» **REQUEST**:
Give again, word for word, the lines below that run from the line with "Convert this chart to matplotlib code." through the line with "ax = fig.add_axes([148/656, 1". Drop the pictures.

-- start DATASET RECORDS --

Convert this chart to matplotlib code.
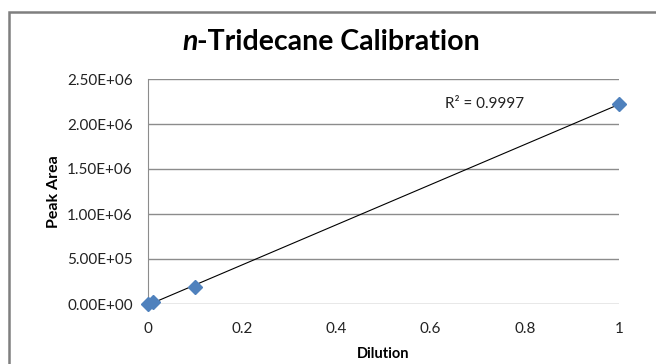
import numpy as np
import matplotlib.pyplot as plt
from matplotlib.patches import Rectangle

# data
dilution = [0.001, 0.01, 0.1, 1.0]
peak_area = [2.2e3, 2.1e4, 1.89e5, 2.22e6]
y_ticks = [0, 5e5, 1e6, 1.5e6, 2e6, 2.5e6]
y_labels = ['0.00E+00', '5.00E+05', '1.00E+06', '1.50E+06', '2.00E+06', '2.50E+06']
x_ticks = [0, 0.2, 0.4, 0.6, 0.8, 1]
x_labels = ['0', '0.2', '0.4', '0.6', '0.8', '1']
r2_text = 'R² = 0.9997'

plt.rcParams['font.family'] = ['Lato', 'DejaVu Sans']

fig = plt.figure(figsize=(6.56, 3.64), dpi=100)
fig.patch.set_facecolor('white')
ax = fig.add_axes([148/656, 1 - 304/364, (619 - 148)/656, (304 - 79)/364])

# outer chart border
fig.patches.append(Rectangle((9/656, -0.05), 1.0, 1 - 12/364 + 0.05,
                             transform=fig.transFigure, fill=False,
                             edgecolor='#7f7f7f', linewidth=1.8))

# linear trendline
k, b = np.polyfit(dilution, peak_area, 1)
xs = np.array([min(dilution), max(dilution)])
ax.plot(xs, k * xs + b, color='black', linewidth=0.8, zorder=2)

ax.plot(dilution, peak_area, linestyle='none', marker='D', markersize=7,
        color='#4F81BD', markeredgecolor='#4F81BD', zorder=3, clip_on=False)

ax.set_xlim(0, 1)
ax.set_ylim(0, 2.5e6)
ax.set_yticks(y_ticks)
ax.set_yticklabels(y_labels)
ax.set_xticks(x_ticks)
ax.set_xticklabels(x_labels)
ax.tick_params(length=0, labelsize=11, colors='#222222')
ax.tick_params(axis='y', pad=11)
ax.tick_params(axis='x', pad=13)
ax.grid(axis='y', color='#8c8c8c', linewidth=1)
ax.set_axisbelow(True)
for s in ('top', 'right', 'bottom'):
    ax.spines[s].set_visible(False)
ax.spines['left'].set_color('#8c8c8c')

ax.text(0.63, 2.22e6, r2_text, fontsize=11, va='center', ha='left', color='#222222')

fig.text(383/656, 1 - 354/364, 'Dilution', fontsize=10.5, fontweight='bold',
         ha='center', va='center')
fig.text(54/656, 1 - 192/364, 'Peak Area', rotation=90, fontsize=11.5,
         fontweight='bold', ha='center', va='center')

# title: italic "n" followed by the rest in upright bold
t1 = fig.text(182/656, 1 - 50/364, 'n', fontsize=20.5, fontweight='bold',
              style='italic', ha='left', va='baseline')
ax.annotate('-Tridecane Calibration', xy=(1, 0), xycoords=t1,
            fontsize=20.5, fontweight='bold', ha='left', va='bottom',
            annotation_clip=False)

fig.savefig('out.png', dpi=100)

-- end DATASET RECORDS --
-- start DATASET RECORDS --

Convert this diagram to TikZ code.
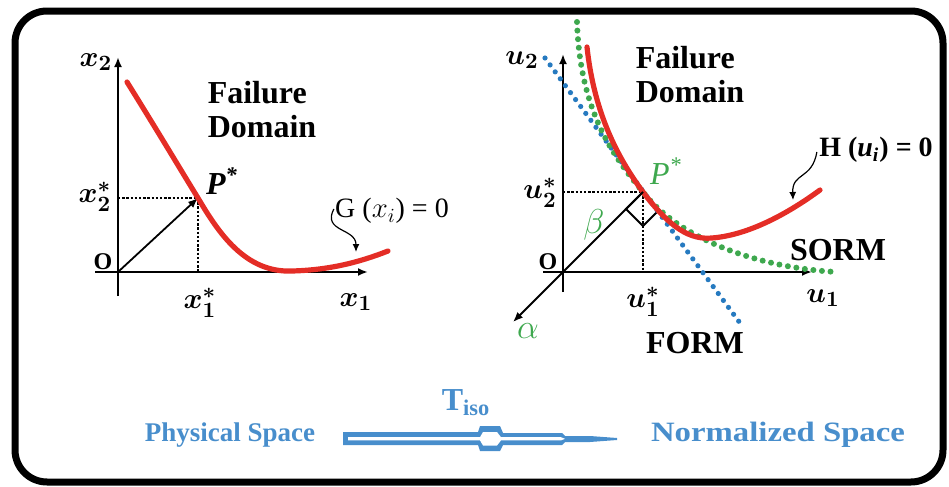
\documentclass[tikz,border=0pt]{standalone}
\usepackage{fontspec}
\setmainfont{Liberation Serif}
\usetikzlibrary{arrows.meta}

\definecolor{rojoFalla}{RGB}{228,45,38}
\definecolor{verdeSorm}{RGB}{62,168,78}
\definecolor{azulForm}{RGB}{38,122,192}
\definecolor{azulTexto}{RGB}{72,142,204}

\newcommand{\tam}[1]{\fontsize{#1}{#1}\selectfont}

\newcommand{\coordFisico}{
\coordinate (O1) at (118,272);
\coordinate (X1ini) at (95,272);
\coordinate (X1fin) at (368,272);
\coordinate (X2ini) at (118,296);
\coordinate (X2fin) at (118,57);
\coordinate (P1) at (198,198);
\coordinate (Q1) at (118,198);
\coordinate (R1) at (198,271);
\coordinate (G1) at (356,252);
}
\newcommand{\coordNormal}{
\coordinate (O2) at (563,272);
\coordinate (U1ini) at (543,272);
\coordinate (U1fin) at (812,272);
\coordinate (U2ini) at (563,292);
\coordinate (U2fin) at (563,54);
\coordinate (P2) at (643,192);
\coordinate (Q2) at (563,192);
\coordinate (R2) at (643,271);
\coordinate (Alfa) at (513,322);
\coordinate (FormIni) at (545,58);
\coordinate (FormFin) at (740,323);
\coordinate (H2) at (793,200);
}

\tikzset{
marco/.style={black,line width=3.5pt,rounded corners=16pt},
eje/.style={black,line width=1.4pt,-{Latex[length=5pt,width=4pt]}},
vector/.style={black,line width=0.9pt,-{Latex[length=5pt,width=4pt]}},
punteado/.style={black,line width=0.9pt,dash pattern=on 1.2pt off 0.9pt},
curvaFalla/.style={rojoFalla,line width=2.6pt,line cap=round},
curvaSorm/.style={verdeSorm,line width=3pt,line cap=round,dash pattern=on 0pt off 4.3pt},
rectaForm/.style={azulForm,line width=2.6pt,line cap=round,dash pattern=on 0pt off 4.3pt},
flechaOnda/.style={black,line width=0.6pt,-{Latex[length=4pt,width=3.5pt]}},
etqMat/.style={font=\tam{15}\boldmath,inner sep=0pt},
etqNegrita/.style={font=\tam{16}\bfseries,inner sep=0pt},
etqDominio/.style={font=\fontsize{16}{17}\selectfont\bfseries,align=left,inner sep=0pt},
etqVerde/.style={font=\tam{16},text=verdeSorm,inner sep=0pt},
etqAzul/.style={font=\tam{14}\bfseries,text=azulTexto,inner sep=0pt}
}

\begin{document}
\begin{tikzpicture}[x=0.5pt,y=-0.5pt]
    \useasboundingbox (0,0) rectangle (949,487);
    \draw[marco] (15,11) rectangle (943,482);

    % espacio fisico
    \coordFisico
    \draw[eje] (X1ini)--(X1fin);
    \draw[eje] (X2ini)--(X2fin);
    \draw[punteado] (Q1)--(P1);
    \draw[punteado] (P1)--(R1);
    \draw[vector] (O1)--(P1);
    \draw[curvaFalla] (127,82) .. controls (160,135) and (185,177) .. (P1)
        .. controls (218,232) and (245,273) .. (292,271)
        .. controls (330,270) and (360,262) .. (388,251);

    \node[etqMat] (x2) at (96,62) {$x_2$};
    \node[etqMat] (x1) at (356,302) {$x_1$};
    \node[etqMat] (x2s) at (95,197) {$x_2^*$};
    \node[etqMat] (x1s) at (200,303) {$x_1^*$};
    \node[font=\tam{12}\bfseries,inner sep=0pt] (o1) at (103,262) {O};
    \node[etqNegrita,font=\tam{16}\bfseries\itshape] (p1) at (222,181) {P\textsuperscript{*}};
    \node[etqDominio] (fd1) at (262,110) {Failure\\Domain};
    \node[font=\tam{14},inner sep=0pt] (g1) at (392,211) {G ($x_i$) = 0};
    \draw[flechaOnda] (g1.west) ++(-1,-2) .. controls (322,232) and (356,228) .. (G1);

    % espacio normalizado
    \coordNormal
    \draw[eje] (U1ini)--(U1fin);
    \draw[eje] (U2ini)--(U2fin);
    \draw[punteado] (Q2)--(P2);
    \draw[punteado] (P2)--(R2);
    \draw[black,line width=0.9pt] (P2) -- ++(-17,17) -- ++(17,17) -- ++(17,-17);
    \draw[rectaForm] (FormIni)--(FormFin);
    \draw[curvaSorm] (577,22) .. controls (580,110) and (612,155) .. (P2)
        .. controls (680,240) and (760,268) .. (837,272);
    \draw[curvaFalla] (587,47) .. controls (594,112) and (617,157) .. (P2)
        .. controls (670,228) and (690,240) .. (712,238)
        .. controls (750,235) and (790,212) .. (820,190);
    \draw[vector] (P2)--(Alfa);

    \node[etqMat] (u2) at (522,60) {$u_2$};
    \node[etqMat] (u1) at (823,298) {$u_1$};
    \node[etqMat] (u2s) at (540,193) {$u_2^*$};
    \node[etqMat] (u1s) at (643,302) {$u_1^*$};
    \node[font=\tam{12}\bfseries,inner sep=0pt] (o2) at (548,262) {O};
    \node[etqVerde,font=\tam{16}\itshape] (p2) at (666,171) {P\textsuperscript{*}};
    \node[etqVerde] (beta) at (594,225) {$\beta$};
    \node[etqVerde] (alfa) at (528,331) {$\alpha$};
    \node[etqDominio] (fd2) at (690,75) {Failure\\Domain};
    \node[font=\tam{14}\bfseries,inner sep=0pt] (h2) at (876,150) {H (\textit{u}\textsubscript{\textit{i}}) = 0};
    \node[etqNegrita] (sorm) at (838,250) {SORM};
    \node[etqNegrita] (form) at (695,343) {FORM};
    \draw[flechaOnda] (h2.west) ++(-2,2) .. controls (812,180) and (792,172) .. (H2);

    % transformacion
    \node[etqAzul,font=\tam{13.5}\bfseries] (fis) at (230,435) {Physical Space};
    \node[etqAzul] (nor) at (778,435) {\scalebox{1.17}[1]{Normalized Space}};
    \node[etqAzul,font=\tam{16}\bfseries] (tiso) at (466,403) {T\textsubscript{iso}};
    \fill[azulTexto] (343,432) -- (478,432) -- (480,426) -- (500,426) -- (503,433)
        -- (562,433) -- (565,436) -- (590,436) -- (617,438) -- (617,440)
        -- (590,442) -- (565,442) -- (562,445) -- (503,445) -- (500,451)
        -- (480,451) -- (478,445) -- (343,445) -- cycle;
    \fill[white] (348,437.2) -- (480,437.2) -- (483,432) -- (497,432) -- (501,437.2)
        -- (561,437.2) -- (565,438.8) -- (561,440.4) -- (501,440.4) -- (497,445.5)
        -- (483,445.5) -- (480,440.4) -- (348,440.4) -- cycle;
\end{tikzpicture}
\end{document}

-- end DATASET RECORDS --
-- start DATASET RECORDS --

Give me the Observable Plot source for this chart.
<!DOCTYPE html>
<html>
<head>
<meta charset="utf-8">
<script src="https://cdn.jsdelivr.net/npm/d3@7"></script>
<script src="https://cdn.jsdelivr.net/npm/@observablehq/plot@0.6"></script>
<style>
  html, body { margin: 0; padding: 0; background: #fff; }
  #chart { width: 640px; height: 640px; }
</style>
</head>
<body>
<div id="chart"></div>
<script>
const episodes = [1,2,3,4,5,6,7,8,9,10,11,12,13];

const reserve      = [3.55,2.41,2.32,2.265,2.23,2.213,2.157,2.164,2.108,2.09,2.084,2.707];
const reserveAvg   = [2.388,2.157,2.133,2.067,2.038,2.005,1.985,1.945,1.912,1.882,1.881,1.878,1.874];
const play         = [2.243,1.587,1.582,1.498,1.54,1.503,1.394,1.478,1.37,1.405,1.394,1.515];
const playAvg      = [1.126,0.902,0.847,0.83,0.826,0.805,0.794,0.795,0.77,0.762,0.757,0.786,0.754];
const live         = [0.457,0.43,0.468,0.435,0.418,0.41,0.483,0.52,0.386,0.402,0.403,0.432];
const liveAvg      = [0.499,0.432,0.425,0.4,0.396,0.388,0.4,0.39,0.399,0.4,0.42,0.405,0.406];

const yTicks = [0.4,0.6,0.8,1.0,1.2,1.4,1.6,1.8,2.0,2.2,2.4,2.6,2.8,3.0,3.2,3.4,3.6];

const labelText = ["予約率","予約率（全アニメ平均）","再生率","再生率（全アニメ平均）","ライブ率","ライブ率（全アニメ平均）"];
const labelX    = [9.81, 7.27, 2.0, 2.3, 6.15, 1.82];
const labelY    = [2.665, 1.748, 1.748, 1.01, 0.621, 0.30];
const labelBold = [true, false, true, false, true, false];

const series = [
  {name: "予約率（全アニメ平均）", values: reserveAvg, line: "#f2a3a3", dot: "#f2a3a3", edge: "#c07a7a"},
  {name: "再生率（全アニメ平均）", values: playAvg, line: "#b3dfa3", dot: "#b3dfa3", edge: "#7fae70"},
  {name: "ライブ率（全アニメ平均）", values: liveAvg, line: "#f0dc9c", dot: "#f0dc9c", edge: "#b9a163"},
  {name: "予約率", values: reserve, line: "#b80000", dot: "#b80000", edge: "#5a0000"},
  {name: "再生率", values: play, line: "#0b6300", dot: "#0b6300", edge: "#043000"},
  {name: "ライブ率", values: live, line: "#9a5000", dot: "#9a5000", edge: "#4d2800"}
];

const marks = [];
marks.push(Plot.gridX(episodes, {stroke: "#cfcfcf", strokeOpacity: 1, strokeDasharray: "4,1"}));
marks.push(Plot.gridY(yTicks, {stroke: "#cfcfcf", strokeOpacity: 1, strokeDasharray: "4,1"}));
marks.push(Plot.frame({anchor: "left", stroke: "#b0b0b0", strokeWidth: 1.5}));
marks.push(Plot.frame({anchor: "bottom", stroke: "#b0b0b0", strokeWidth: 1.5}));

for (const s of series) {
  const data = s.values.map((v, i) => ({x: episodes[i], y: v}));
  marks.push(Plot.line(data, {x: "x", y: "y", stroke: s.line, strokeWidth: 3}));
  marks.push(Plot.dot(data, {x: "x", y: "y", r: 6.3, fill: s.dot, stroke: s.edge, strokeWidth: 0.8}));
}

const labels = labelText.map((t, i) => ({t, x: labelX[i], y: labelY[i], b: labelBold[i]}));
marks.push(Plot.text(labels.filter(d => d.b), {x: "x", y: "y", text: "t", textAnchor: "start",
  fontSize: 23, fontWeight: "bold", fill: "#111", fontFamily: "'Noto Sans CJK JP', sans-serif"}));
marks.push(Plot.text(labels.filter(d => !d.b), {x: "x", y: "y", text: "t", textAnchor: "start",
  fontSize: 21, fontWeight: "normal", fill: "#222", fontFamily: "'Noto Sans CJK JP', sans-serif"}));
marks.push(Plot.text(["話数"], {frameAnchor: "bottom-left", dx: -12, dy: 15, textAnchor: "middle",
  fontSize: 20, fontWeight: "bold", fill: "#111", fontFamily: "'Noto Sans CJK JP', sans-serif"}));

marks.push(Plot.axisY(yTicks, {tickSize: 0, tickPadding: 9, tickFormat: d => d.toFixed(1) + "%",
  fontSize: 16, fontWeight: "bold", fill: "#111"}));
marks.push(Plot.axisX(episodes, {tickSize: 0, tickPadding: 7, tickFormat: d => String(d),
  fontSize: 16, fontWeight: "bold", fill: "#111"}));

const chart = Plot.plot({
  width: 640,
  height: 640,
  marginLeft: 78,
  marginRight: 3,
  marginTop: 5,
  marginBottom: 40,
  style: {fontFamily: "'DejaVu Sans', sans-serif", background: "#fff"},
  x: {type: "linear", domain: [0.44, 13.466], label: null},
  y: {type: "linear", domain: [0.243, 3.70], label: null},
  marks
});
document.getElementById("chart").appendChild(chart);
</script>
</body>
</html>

-- end DATASET RECORDS --

» **RESULT OF THIS EXERCISE**:
Convert this chart to matplotlib code.
import numpy as np
import matplotlib.pyplot as plt
from matplotlib.patches import Rectangle

# data
dilution = [0.001, 0.01, 0.1, 1.0]
peak_area = [2.2e3, 2.1e4, 1.89e5, 2.22e6]
y_ticks = [0, 5e5, 1e6, 1.5e6, 2e6, 2.5e6]
y_labels = ['0.00E+00', '5.00E+05', '1.00E+06', '1.50E+06', '2.00E+06', '2.50E+06']
x_ticks = [0, 0.2, 0.4, 0.6, 0.8, 1]
x_labels = ['0', '0.2', '0.4', '0.6', '0.8', '1']
r2_text = 'R² = 0.9997'

plt.rcParams['font.family'] = ['Lato', 'DejaVu Sans']

fig = plt.figure(figsize=(6.56, 3.64), dpi=100)
fig.patch.set_facecolor('white')
ax = fig.add_axes([148/656, 1 - 304/364, (619 - 148)/656, (304 - 79)/364])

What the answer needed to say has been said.